Waiting For Albany

I fear I may have been tempting fate. It seems clear that there are enough votes to pass marriage equality and religious freedom in the state senate, but that the decision on bringing it to the floor for a vote is what is holding this all up. That decision belongs with the GOP conference; and they appear to be near breaking point on the matter.

Our Men In Yemen

Ruh-roh:

Security officials say 57 militants, mostly from al-Qaida, have escaped from a prison in southern Yemen. They say the 57 were among 62 inmates from the Mukalla jail in the Hadarmout province who escaped Wednesday through an underground tunnel. Bands of gunmen attacked the prison simultaneously, opening fire on the guards from outside to divert their attention away from the escape.

Scott Lucas calls the prison break "a major setback for the war on terror, and potentially another complication for the Arab Spring." Jane Novak smells a conspiracy:

The escape is one part of the state’s plan of generating al Qaeda chaos. There is a high likelihood that the escape was arranged by the head of the security forces like Ahmed, Saleh’s son or one of the nephews. These officials are also the US’s important partners in counter-terror efforts and have been the recipients of millions in counter-terror funding.

The Right Kind Of Crazy

Matt Taibbi tears into Michele Bachmann with his usual bravado:

In modern American politics, being the right kind of ignorant and entertainingly crazy is like having a big right hand in boxing; you've always got a puncher's chance. And Bachmann is exactly the right kind of completely batshit crazy. Not medically crazy, not talking-to-herself-on-the-subway crazy, but grandiose crazy, late-stage Kim Jong-Il crazy — crazy in the sense that she's living completely inside her own mind, frenetically pacing the hallways of a vast sand castle she's built in there, unable to meaningfully communicate with the human beings on the other side of the moat, who are all presumed to be enemies.
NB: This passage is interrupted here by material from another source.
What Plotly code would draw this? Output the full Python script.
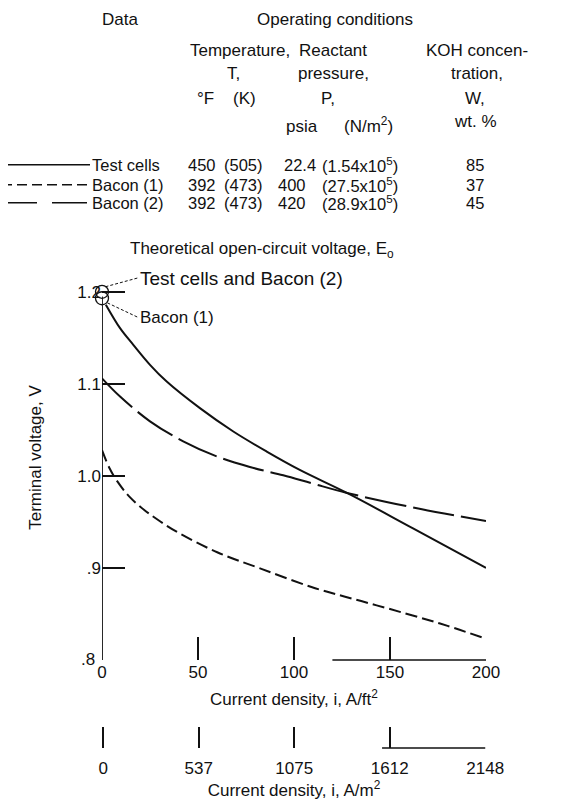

The Trouble With Doctrines

Dan Drezner is underwhelmed by grand strategies:

If grand strategies are so overrated, why the furious debate? For two reasons, one petty and one substantive. The petty reason is that everyone in the U.S. foreign policy community secretly hopes to be the next Kennan. When a commentator bewails the failings of the United States' grand strategy, it is usually because he has scribbled down his own set of musings on the topic. Indeed, complaints about grand strategy have plagued every U.S. administration since the end of World War II for precisely this reason. Grand strategies are easy to devise-they are forward-looking, operate in generalities, and make for great book tours. Whenever a foreign policy commentator articulates a new grand strategy, an angel gets its wings.

Whose Accent Is Best?

Christopher Shea flags some studies rubbishing the supposed advantages of British English over its American equivalent:

The main significant effect found in this study was that people who'd lived at least three months outside the US rated the English accent significantly lower than people who'd only lived in the US. In fact, Americans who had not lived abroad considered the English-accented person to be much more intelligent than themselves, but the people who had lived abroad rated the standard American accent more intelligent than the standard English one.  My preferred way of interpreting this (a bit tongue-in-cheek) is that Americans are happy to rate the English as more intelligent than themselves up until they actually start meeting and talking to the English.

Couldn't agree more. The accent is a curse in some ways. I remember my first months in Harvard classrooms, gob-smacked by how my contributions, however lame, were invariably treated with respect because my accent framed them. I never consciously tried to retain it; it just surrendered slowly vowel by vowel. But I did feel relieved at having this burden of faux-erudition lifted.

Hathos Alert

Sarah Bufkin narrates a new congressional campaign ad by Nevada state Senator Mark Amodei:

Running in the background are shots of Obama bowing to Chinese president Hu Jintao and a doctored image of the Chinese army marching with automatic rifles in front of the U.S. Capitol building as it flies the red Chinese flag. At its close, the ad cuts to an image of Amodei as he promises to “never vote to raise Obama’s debt limit and risk our independence.”

Malkin Award Nominee

"There was a report that just came out last week that the worst subject of children in American schools is — not math and science — its history. It’s the worst subject. How can we be a free people. How can we be a people that fight for America if we don’t know who America is or what we’re all about. This is, in my opinion, a conscious effort on the part of the left who has a huge influence on our curriculum, to desensitize America to what American values are so they are more pliable to the new values that they would like to impose on America," – Rick Santorum.